The People of Gibraltar
1625 - Alonso Hernández del Portillo - Historia de Gibraltar


Alonso Hernández del Portillo was born in Gibraltar probably in 1543. He was employed by the local council as Jurado de consejo covering  the area then known as La Barcina and Villa Vieja. Among other responsibilities he had to make sure that the council was supplied with food and other necessities.  

Portillo is best known as the author of Historia de la Muy Noble y Muy Leal Ciudad de Gibraltar much used as a primary source by many other later historians of Gibraltar - especially as regards descriptions of the town and of some of its traditions . His book is generally credited with being the first general history of Gibraltar ever written. 

It is hard to trace the date when he started writing his history and even harder to determine when he completed it.  According to the modern Spanish historian, Antonio Torremocha Silva he wrote most of it from 1605 to 1610 and then reviewed it using marginal notes and a few textual changes from 1615 to 1624. One small problem with this last theory is that the book mentions an event which the author dates as having occurred in 1625. 
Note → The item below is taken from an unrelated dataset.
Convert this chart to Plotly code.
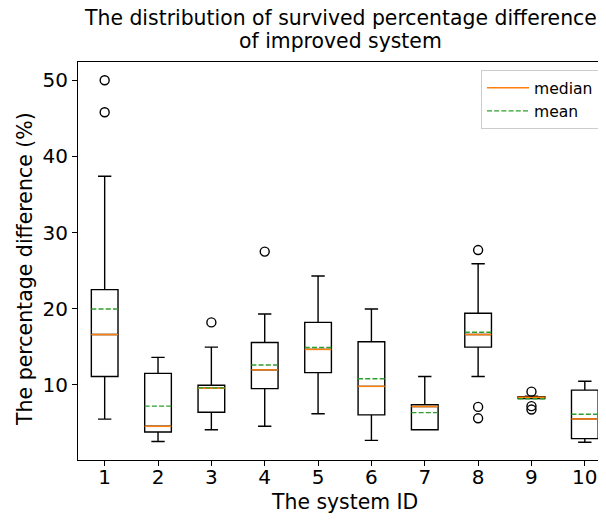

Map of Gibraltar at the time Portillo was writing - despite the date! Curiously Portillo does not make any mention of Rosia - either as a chapel or a bay - in his history. 


From a reading of Portillo's prologue it would also seem that he never expected his history to be published.  It was - and more than once . The original was carefully safeguarded for many years by the Cabildo or City Council in Gibraltar and then later in San Roque after the British 1704. This was the copy used extensively by Ignacio Lopez de Ayala ( see LINK ) in the late 18th century when he wrote his own Historia de Gibraltar.  

In the mid 19th century the original went missing and has so far never been found. Since then and for a number of years, many historians have been dependent on whatever sections of the work Ayala bothered to use.  Shortly afterwards a member of the Perez de Guzman family  - with long family connections with Gibraltar that are much mentioned by Potillo himself - discovered a manuscript of the work held in the Biblioteca Nacional de España. 

It is dated 1781 and could be a handwritten copy by Ayala. My own notes are taken from this handwritten text. It means that I have had to take several small liberties while transcribing it. Where a particular word proved indecipherable or hard to understand I have used a question mark (?) to identify the word. I have also updated some of the old Spanish spelling to make the thing - hopefully - more readable.



The front page of Portillo's Historia de Gibraltar, possibly in Ignacio López de Ayala's  handwriting.


It would also be useful to take into account that the Rock Portillo lived in was - despite the expulsion of the Moors - still a frontier town. It was heavily fortified and was an important Spanish naval base. It was also continually under threat from Corsairs operating from the Barbary coast which required an almost constant state of alert. Ordinary citizens were armed, and the town was divided into defensive zones one of which was headed by Portillo himself.  

It is also easy to forget that Portillo's Gibraltar did not end at the start of the isthmus. In his day it included the entire area now occupied by La Linea, Los Barrios, San Roque and right across the Bay to Algeciras and beyond. As Portillo continually reminds us, the ruins of Carteia were definitely part of the picture.